Begin

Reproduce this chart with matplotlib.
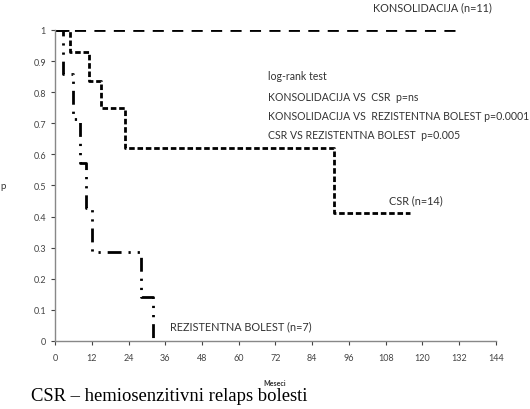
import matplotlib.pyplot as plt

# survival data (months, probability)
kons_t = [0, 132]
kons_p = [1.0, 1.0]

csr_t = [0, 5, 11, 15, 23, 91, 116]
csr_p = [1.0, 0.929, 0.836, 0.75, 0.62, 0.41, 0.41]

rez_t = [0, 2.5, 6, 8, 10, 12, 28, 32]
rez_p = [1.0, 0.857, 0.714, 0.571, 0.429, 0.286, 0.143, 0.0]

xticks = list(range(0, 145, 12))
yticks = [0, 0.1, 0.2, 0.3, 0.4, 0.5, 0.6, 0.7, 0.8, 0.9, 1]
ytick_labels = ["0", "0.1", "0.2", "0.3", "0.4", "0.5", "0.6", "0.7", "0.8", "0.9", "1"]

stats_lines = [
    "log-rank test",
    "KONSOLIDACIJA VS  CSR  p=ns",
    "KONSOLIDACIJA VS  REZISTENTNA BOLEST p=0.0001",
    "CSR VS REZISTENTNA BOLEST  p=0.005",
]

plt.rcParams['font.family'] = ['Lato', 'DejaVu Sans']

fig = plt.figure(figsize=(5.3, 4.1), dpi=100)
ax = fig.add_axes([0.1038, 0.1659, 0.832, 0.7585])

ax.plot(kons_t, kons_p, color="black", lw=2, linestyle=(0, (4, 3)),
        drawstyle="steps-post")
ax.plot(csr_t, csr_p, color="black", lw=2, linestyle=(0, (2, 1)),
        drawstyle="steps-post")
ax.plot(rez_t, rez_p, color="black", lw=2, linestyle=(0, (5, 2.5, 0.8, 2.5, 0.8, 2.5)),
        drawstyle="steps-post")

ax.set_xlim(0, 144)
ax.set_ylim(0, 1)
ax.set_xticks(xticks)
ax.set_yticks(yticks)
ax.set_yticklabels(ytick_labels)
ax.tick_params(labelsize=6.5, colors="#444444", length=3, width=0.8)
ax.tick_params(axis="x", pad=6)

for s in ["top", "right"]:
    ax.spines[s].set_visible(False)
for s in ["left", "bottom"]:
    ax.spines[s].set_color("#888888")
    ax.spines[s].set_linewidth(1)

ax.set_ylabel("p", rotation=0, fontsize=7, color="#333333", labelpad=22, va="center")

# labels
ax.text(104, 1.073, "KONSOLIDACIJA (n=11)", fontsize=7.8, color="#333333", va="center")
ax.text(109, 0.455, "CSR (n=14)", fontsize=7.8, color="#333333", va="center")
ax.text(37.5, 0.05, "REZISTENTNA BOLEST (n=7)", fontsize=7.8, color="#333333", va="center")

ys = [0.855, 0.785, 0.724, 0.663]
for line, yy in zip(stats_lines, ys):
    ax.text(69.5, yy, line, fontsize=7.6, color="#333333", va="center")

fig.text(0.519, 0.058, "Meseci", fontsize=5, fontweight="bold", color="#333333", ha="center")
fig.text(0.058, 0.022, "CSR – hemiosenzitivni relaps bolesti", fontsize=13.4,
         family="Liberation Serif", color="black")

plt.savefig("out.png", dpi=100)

End
Begin

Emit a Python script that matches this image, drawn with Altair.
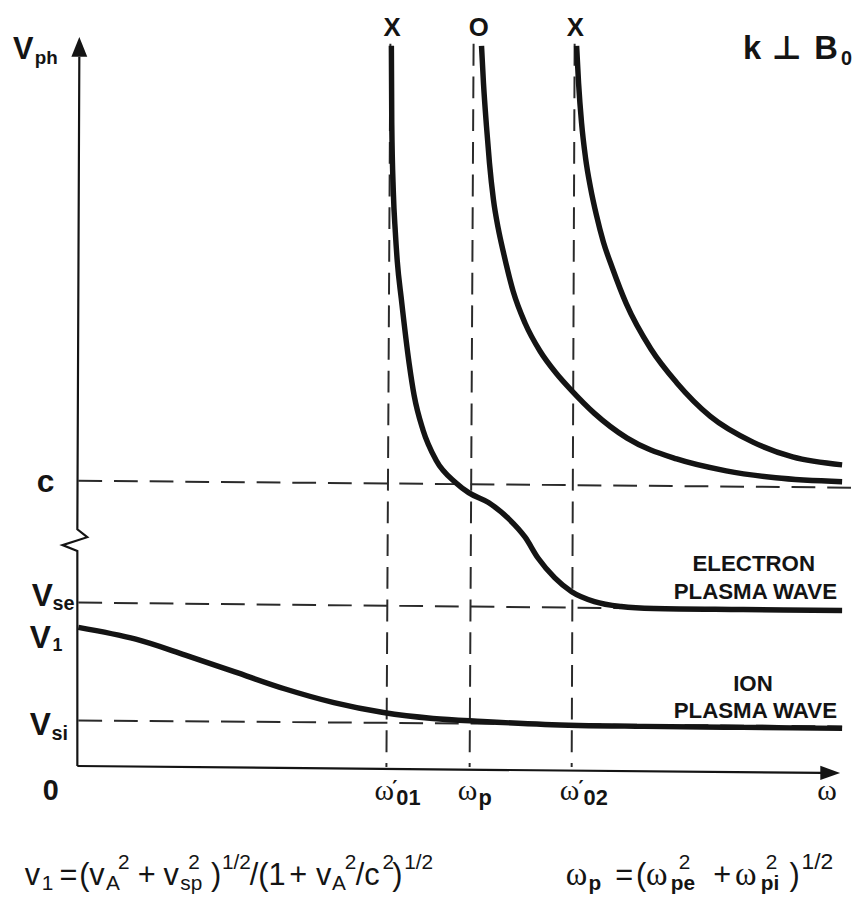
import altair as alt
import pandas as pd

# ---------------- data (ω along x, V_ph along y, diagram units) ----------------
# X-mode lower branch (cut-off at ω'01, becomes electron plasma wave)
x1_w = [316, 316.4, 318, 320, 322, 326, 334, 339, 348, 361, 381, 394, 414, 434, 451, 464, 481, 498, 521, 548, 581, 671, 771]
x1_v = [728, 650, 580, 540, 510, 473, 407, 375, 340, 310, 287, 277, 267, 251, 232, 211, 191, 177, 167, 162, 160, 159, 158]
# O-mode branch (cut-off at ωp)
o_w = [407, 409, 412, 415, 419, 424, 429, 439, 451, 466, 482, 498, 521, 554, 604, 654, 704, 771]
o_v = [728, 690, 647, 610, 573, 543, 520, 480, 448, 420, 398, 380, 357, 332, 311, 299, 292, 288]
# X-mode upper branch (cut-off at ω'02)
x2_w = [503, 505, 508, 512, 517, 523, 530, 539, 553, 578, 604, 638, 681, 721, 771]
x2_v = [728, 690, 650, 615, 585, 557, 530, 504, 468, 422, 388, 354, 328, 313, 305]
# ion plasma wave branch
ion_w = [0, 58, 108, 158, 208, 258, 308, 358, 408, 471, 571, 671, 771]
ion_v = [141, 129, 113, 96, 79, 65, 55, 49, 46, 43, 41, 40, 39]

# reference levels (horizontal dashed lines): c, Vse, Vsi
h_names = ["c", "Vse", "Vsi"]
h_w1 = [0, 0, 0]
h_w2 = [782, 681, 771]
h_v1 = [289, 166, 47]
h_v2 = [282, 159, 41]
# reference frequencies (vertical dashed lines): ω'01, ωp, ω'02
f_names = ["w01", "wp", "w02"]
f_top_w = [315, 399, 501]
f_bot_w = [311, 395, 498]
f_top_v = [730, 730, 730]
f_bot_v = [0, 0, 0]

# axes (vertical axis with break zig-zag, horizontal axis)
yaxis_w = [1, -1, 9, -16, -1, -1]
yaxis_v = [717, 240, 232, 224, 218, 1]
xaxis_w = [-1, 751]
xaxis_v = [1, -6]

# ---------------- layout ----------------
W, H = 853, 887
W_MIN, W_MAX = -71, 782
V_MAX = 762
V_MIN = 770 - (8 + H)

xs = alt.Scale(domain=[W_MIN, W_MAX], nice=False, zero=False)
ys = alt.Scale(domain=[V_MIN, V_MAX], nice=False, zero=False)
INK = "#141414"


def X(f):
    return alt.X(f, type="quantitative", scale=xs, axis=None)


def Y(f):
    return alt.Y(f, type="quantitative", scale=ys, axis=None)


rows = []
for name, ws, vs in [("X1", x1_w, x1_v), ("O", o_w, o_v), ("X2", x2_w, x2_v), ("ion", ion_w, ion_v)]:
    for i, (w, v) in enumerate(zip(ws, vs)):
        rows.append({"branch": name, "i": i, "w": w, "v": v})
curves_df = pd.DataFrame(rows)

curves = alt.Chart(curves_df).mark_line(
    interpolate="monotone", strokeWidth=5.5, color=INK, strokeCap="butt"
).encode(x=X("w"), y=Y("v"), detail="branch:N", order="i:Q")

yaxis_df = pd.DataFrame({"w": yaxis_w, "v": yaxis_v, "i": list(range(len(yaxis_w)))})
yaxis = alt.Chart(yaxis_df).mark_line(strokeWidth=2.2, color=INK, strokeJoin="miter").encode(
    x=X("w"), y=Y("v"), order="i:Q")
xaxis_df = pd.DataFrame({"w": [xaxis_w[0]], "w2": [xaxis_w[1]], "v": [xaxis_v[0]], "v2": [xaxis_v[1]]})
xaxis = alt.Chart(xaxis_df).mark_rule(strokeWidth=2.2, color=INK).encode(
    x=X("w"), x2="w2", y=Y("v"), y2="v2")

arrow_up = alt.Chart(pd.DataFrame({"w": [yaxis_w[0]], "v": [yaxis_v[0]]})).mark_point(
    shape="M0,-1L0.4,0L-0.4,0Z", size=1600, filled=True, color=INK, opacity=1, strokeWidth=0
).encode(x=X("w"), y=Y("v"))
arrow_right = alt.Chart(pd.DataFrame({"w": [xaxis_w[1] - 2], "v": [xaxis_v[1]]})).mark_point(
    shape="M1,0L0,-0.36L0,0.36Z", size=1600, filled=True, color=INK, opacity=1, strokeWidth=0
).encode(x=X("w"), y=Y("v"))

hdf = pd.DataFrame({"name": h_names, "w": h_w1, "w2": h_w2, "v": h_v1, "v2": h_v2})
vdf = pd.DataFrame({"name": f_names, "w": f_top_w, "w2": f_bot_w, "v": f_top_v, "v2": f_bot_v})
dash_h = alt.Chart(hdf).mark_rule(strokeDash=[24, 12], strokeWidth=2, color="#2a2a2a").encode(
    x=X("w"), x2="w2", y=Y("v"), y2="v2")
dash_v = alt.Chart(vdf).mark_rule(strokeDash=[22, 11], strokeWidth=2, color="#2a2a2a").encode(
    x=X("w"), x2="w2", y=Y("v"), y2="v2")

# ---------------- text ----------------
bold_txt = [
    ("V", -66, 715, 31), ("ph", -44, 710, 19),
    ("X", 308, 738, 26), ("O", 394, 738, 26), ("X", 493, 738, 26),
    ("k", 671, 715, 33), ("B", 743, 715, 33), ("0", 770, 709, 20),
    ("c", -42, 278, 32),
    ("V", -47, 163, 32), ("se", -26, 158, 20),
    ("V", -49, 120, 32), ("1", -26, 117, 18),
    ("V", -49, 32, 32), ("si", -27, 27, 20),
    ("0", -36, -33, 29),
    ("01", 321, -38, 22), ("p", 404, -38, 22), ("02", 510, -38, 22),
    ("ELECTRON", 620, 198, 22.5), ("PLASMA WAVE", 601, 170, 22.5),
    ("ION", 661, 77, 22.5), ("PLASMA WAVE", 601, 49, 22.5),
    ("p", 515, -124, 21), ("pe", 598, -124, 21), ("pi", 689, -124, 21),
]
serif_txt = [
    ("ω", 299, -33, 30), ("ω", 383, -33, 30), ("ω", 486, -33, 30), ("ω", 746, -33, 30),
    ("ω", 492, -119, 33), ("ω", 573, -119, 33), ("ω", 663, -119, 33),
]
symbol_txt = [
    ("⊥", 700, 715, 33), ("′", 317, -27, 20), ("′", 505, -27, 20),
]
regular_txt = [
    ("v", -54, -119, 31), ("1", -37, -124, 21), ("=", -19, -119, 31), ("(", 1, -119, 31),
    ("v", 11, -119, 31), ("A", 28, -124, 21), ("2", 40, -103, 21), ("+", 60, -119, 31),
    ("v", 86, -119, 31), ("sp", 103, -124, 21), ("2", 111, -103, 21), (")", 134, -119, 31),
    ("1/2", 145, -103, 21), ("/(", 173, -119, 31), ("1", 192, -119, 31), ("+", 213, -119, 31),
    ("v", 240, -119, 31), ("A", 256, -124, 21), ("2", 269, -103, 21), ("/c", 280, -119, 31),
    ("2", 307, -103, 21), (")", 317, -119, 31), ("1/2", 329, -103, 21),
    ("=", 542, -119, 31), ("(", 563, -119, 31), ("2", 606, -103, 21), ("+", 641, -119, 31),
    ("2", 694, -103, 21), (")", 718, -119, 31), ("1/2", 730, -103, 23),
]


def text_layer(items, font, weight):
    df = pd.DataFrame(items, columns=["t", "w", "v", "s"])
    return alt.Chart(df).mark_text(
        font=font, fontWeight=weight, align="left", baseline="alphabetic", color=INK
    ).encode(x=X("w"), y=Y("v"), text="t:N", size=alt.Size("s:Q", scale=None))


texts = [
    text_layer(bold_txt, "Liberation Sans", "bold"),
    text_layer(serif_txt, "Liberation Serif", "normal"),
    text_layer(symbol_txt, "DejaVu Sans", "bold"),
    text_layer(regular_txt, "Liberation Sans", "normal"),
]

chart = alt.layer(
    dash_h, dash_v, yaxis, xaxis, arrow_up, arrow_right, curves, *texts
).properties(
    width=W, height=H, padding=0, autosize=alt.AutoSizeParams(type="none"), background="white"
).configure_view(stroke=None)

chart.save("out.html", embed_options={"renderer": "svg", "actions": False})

End
Begin

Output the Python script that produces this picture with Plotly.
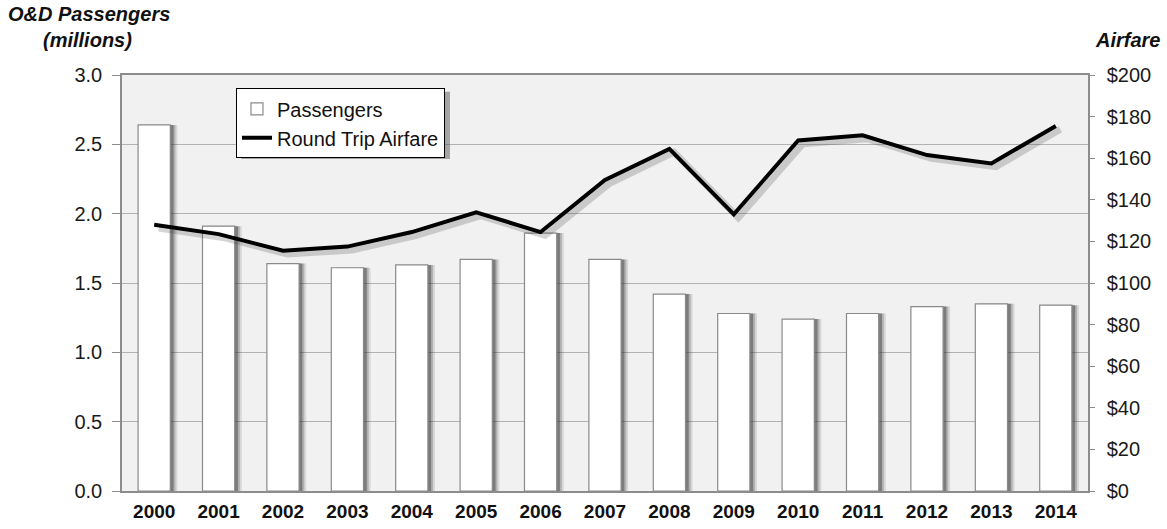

End

EXERCISE DETAILS => Reproduce, word for word, only the lines in the records above from the line with "Reproduce this chart with matplotlib." through the line with "ax = fig.add_axes([0.1038, 0.1659, 0.832, 0.7585])", including both ends; omit the pictures.

TASK SOLUTION =>
Reproduce this chart with matplotlib.
import matplotlib.pyplot as plt

# survival data (months, probability)
kons_t = [0, 132]
kons_p = [1.0, 1.0]

csr_t = [0, 5, 11, 15, 23, 91, 116]
csr_p = [1.0, 0.929, 0.836, 0.75, 0.62, 0.41, 0.41]

rez_t = [0, 2.5, 6, 8, 10, 12, 28, 32]
rez_p = [1.0, 0.857, 0.714, 0.571, 0.429, 0.286, 0.143, 0.0]

xticks = list(range(0, 145, 12))
yticks = [0, 0.1, 0.2, 0.3, 0.4, 0.5, 0.6, 0.7, 0.8, 0.9, 1]
ytick_labels = ["0", "0.1", "0.2", "0.3", "0.4", "0.5", "0.6", "0.7", "0.8", "0.9", "1"]

stats_lines = [
    "log-rank test",
    "KONSOLIDACIJA VS  CSR  p=ns",
    "KONSOLIDACIJA VS  REZISTENTNA BOLEST p=0.0001",
    "CSR VS REZISTENTNA BOLEST  p=0.005",
]

plt.rcParams['font.family'] = ['Lato', 'DejaVu Sans']

fig = plt.figure(figsize=(5.3, 4.1), dpi=100)
ax = fig.add_axes([0.1038, 0.1659, 0.832, 0.7585])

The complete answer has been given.